Councilman Tom LaBonge voiced strong doubts about selling off critical assets, particularly the DWP headquarters, which is named after former City Council President John Ferraro — LaBonge’s boss for 16 years.
“Mr. Beutner is obviously a much better businessman than I,” said LaBonge, who voted against electricity rate increases earlier this year. “But as a public official, I wouldn’t want to see us sell assets that we might have to buy back again.”
Villaraigosa got into a major standoff with the City Council in March over a series of proposed increases that would have boosted residential rates from 9% to 28%, depending on the household. So far, the council has approved a 4.8% increase effective July 1.

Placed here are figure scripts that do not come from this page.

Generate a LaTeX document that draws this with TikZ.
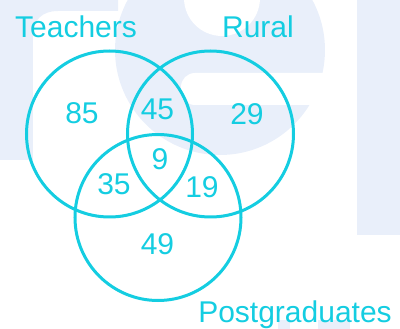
\documentclass[tikz,border=0pt]{standalone}
\usepackage{fontspec}
\setmainfont{Liberation Sans}
\definecolor{venncyan}{RGB}{20,205,225}
\definecolor{wmark}{RGB}{233,239,250}
\tikzset{
  venn/.style={draw=venncyan, line width=3pt},
  lbl/.style={text=venncyan, anchor=base, inner sep=0pt, font=\fontsize{30}{36}\selectfont},
}
\begin{document}
\begin{tikzpicture}[x=1pt,y=-1pt]
			\useasboundingbox (0,0) rectangle (400,329);
			% faint background letters
			\fill[wmark] (-5,0) rectangle (33,160);
			\fill[wmark] (33,0) -- (118,0) -- (118,11) -- (58,11) .. controls (42,11) and (33,20) .. (33,36) -- cycle;
			\fill[wmark] (220,50) circle[radius=105];
			\fill[white] (222,-2) circle[radius=38];
			\fill[white, rounded corners=14pt] (181,73) rectangle (340,105);
			\fill[wmark] (357,0) rectangle (400,235);
			\fill[wmark] (278,320) rectangle (290,330);
			\fill[wmark] (318,320) rectangle (350,330);
			% sets
			\coordinate (teachers) at (109.5,134);
			\coordinate (rural) at (210.5,134);
			\coordinate (postgrad) at (158,217.5);
			\draw[venn] (teachers) circle[radius=83];
			\draw[venn] (rural) circle[radius=83];
			\draw[venn] (postgrad) circle[radius=83];
			\node[lbl] (teacherslbl) at (76,38) {Teachers};
			\node[lbl] (rurallbl) at (258,38) {Rural};
			\node[lbl] (postgradlbl) at (295,323) {Postgraduates};
			% counts
			\node[lbl] (onlyT) at (82,124) {85};
			\node[lbl] (TR) at (157.5,120) {45};
			\node[lbl] (onlyR) at (247,125) {29};
			\node[lbl] (TRP) at (160,170) {9};
			\node[lbl] (TP) at (114,195) {35};
			\node[lbl] (RP) at (202,198) {19};
			\node[lbl] (onlyP) at (157.5,255) {49};
		\end{tikzpicture}
\end{document}
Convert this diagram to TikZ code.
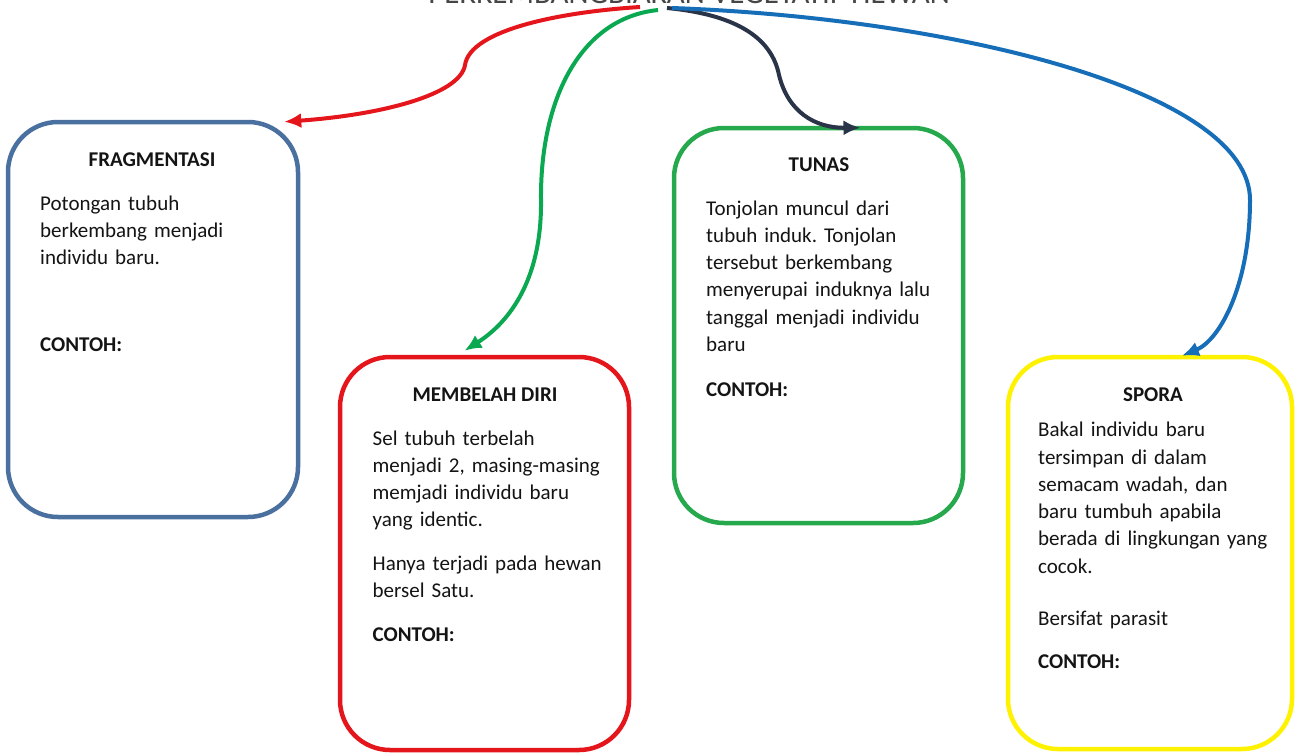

In the wake of that dispute, Beutner decided to hold the line on future increases for at least nine months, partly by cutting expenses and partly by tapping DWP assets. Beutner hopes to cancel plans for a new billing office in Van Nuys — a move that could save $20 million — and is weighing a possible sale of 100 acres of property that the DWP owns in Malibu.
The DWP is already scheduled to divest itself of a 21% stake in the Navajo Generating Station, a coal-fired power facility in Arizona, by 2019. But Beutner said he would act far more swiftly to sell that stake, a move that could generate up to $500 million.
One possibility would be to sell the stake within two years while gradually scaling back the city’s use of coal from that facility, he said.
That strategy drew strong praise from Rhonda Mills, Southern California program director of the Clean Power Campaign, an environmental advocacy group. Mills said the Navajo plant would lose value as new environmental regulations are put into effect across the nation.
“It will cost us more in the future than if we get out of it now,” she said.
Beutner’s long-term strategic plan represents the latest shift in direction for a utility that has had five general managers in three years. During much of that time, Villaraigosa has promised to ensure that the DWP gets 20% of its power from renewable energy by Dec. 31 and 40% of its power from those sources by 2020.
By contrast, Beutner said he would focus less on Villaraigosa’s numerical target for renewable energy and more on an overall goal: cutting the utility’s carbon emissions in half.
Former DWP General Manager H. David Nahai said he retained Goldman Sachs to study the possibility of selling the city’s stake in Navajo and purchasing back its power. Still, he voiced dismay at the notion of a lease-back of DWP headquarters.
“We’re going to sell a gem of a piece of real estate, an iconic building, in the lowest real estate market since the Great Depression? That does not make sense,” he said.
As part of his DWP strategic plan, Beutner said he wants a “ratepayer advocate” to serve as a watchdog on behalf of the utility’s customers. That advocate should be housed in the office of City Administrative Officer Miguel Santana, the budget advisor to Villaraigosa and the council, Beutner said.
That marked a change from two weeks ago, when Beutner said he wanted the ratepayer advocate to serve in the office of City Controller Wendy Greuel. Asked about that earlier statement, Beutner said he “may have misspoken.”
A June 7 DWP news release also said the utility was working with Greuel to create the ratepayer watchdog. Days later, Greuel released a report sharply criticizing the DWP for threatening to withhold $73 million from the city’s budget unless it received its planned rate increase.
Beutner said that having a ratepayer advocate in the controller’s office would “politicize” the position. Greuel, in turn, said Beutner’s statement on the ratepayer advocate is “the exact opposite” of what he told her two weeks ago.
“It’s really obvious that his position changed after I released a critical review of the Department of Water and Power,” Greuel said. “That’s why this position needs to be independent.”